Căioni studeerde bij de jezuïeten in Cluj-Napoca, en zette zijn studies verder in Şumuleu Ciuc. In 1647 werd hij een monnik en zette hij zijn studies verder in Nagyszombat (Trnava), waar hij muziek studeerde. Officieel trad hij toe tot de orde in 1655. Hij verhuisde nog verscheidene malen, hij leefde na zijn toetreding nog in zowel Csíksomlyó, Gyergyószárhegy (Lăzarea) en Călugăreni (Eremitu, Mureș). Hij stierf in Lăzarea, en werd, zoals in zijn laatste wens, begraven in een naamloos graf.

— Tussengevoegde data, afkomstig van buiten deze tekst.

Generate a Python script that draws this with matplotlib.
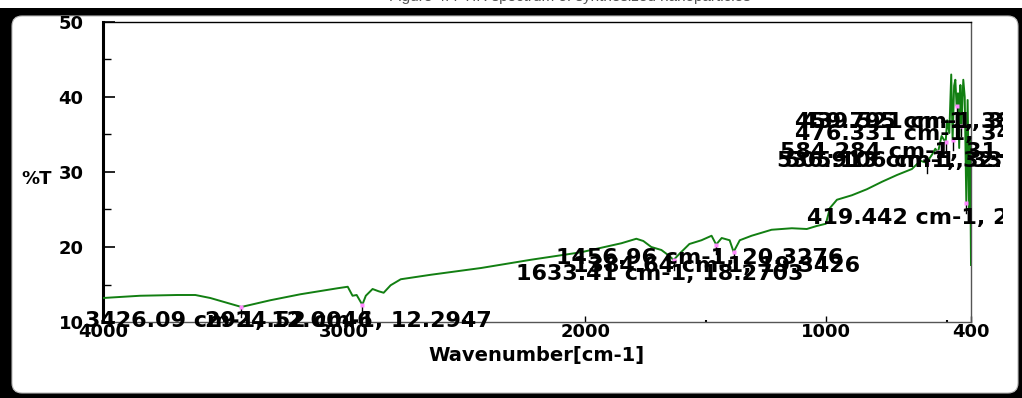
import matplotlib
matplotlib.use("Agg")
import matplotlib.pyplot as plt
from matplotlib.patches import FancyBboxPatch, Rectangle
from matplotlib.transforms import IdentityTransform, Bbox, TransformedBbox

# FTIR spectrum, transmittance (%T) vs wavenumber (cm-1)
wavenumber = [4000, 3846, 3692, 3617, 3555, 3426.09, 3306, 3181, 3027, 2985,
              2965, 2948, 2924.52, 2910, 2882, 2857, 2836, 2807, 2765, 2640,
              2432, 2225, 2017, 1850, 1788, 1759, 1726, 1684, 1651, 1633.41,
              1609, 1568, 1518, 1476, 1456.96, 1434, 1401, 1384.64, 1359, 1310,
              1227, 1143, 1081, 1040, 1002, 985, 956, 894, 832, 769,
              707, 645, 610, 584.284, 560, 548, 536.913, 522, 505.106, 499,
              490, 482, 476.331, 470, 465, 459.795, 454, 449, 444, 439.521,
              432, 426, 419.442, 414, 408, 404, 400]
transmittance = [13.2, 13.5, 13.6, 13.6, 13.2, 12.0046, 12.9, 13.7, 14.5, 14.7,
                 13.5, 13.6, 12.2947, 13.5, 14.4, 14.1, 13.9, 14.9, 15.7, 16.3,
                 17.2, 18.3, 19.3, 20.5, 21.1, 20.8, 20.0, 19.6, 18.8, 18.2703,
                 19.1, 20.4, 20.9, 21.5, 20.3276, 21.2, 20.9, 19.3426, 20.9, 21.5,
                 22.3, 22.5, 22.4, 22.8, 23.1, 25.2, 26.3, 26.9, 27.7, 28.7,
                 29.6, 30.4, 31.5, 31.2247, 32.4, 33.1, 32.6018, 34.8, 33.9431, 36.9,
                 35.2, 43.0, 34.2672, 41.5, 42.3, 38.8205, 40.5, 33.2, 41.6, 36.1014,
                 42.3, 40.0, 25.8834, 39.6, 24.9, 34.3, 17.6]

# picked peaks
peak_wn = [3426.09, 2924.52, 1633.41, 1456.96, 1384.64, 419.442,
           584.284, 536.913, 505.106, 476.331, 459.795, 439.521]
peak_t = [12.0046, 12.2947, 18.2703, 20.3276, 19.3426, 25.8834,
          31.2247, 32.6018, 33.9431, 34.2672, 38.8205, 36.1014]
# where each peak label is written (wavenumber, %T of its left/centre point)
label_pos = [(4075, 10.13), (3576, 10.13), (2287, 16.40), (2121, 18.53),
             (2050, 17.47), (1081, 23.87), (1193, 32.67), (1206, 31.47),
             (1173, 31.47), (1131, 35.07), (1131, 36.67), (1102, 36.67)]

xticks = [4000, 3000, 2000, 1000, 400]
yticks = [10, 20, 30, 40, 50]

W, H = 1022, 398
fig = plt.figure(figsize=(W / 100, H / 100), dpi=100)
fig.patch.set_facecolor("black")

# caption strip at the top and the rounded white panel
fig.patches.append(Rectangle((0, H - 8), W, 8, transform=IdentityTransform(),
                             facecolor="white", edgecolor="none", zorder=-2))
fig.patches.append(FancyBboxPatch((12, 5), 1006, 377,
                                  boxstyle="round,pad=0,rounding_size=10",
                                  transform=IdentityTransform(),
                                  facecolor="white", edgecolor="#bbbbbb",
                                  linewidth=0.8, zorder=-2))
fig.text(570 / W, 1 - 1.5 / H, "Figure 4: FTIR spectrum of synthesized nanoparticles",
         ha="center", va="baseline", fontsize=11, color="#555555",
         family="Liberation Sans")

ax = fig.add_axes([103 / W, 1 - 322 / H, (971 - 103) / W, (322 - 22) / H])
ax.set_facecolor("white")
ax.plot(wavenumber, transmittance, color="#127f12", lw=1.4, zorder=3)

# peak markers
for wn, t in zip(peak_wn, peak_t):
    ax.plot([wn, wn], [t - 1.3, t - 0.2], color="black", lw=1.0, zorder=4)
ax.plot(peak_wn, peak_t, "s", color="#ff88ff", ms=3, mec="none", zorder=5)

ax.set_xlim(4000, 400)
ax.set_ylim(10, 50)

for side in ["top", "right", "bottom"]:
    ax.spines[side].set_linewidth(1.0)
ax.spines["left"].set_linewidth(2.2)
ax.spines["right"].set_color("#555555")
ax.spines["bottom"].set_color("#555555")

ax.set_xticks(xticks)
ax.set_xticklabels([str(v) for v in xticks])
ax.set_xticks([3500, 2500, 1500, 500], minor=True)
ax.set_yticks(yticks)
ax.set_yticklabels([str(v) for v in yticks])
ax.set_yticks([15, 25, 35, 45], minor=True)

ax.tick_params(axis="y", which="major", direction="in", length=8.5, width=1.2,
               pad=14, labelsize=13)
ax.tick_params(axis="y", which="minor", direction="in", length=6, width=1.0)
ax.tick_params(axis="x", which="major", direction="in", length=4.5, width=1.0,
               pad=1, labelsize=13)
ax.tick_params(axis="x", which="minor", direction="in", length=1.5, width=1.5)
for lab in ax.get_xticklabels() + ax.get_yticklabels():
    lab.set_fontweight("bold")

fig.text(37 / W, 1 - 179 / H, "%T", ha="center", va="center",
         fontsize=13, fontweight="bold")
fig.text(536 / W, 1 - 355 / H, "Wavenumber[cm-1]", ha="center", va="center",
         fontsize=14, fontweight="bold")

# peak annotations, cut off at the right edge of the panel
clip = TransformedBbox(Bbox([[0, 0], [1003 / W, 1]]), fig.transFigure)
for (wn, t), (lx, ly) in zip(zip(peak_wn, peak_t), label_pos):
    txt = ax.text(lx, ly, f"{wn:g} cm-1, {t:.4f}", ha="left", va="center",
                  fontsize=16, fontweight="bold", color="black", zorder=6)
    txt.set_clip_on(True)
    txt.set_clip_box(clip)

fig.savefig("out.png", dpi=100, facecolor=fig.get_facecolor())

In 1675 richtte Caioni een drukpers op in Csíksomlyó, waar hij zowel zijn werken als de tekstboeken voor de lokale Franciscaanse school drukte. De drukpers zou gediend hebben om aan de culturele nood van Rooms-katholieken in het Szeklerland en Moldavië te voldoen. Later gebruikten de Hongaarserevolutionairen in 1848 de pers om hun krant Hadi Lap te drukken, evenals andere publicaties.
Wetenswaardig
Zijn vernoeming van de traditionele Căluşari-dans in zijn muzikale notities maakt van hem een van de eersten om erover te schrijven.